For tasks like “needle in a haystack” - finding rare but critical information - this should theoretically be a disadvantage, but Mamba surprisingly performs well. My guess is the model learned effective strategies for compressing and selectively preserving crucial information.

Complexity and Interpretability Issues
Mamba is a theoretically elegant but practically complicated model. Its architecture is dense, with a lot of prior literature, especially around the S4 and S6 architectures from Albert Gu and others. Understanding Mamba deeply requires solid familiarity with foundational SSM concepts, which can be daunting without extensive prior study. This complexity might affect its adoption, even if performance is strong.

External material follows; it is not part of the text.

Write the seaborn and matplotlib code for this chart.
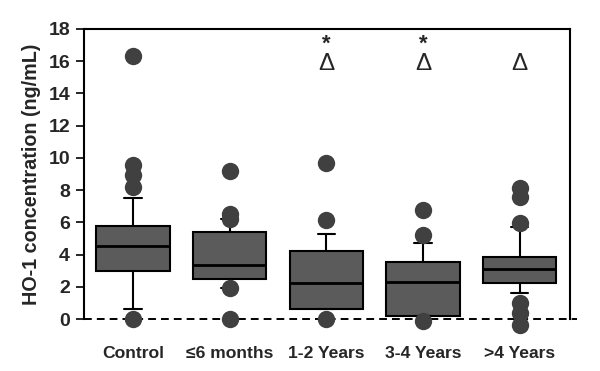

Hardware-Aware Optimization
Another aspect that stood out was Mamba’s aggressive hardware optimization. They discuss parallel scans, kernel fusion, and reducing computational overhead by taking advantage of structured matrices. These optimizations are critical because Mamba inherently loses some parallel efficiency due to its recurrence. However, these steps significantly mitigate performance drawbacks.


Summary & Final Thoughts

Mamba tries to replace attention-based Transformers with a linear-time, recurrent, state-space-based approach enhanced by dynamic selectivity. By breaking the traditional LTI assumption, it gains the flexibility to adapt its hidden states selectively, efficiently modeling long sequences. However, this comes with inherent trade-offs in interpretability, retrieval capacity, and complexity.

Ultimately, Mamba offers a practical alternative to Transformers for handling extremely long sequences. Still, I see it less as a universal replacement and more as a specialized architecture optimized for scenarios where efficient, long-range modeling with moderate compressive trade-offs makes sense.

It’s definitely interesting, but I think its complexity and rigidity might limit broader adoption compared to simpler architectures like Transformers or even more straightforward RNN variants. The idea itself is clever and worth exploring further - but for now, it feels more niche than general-purpose.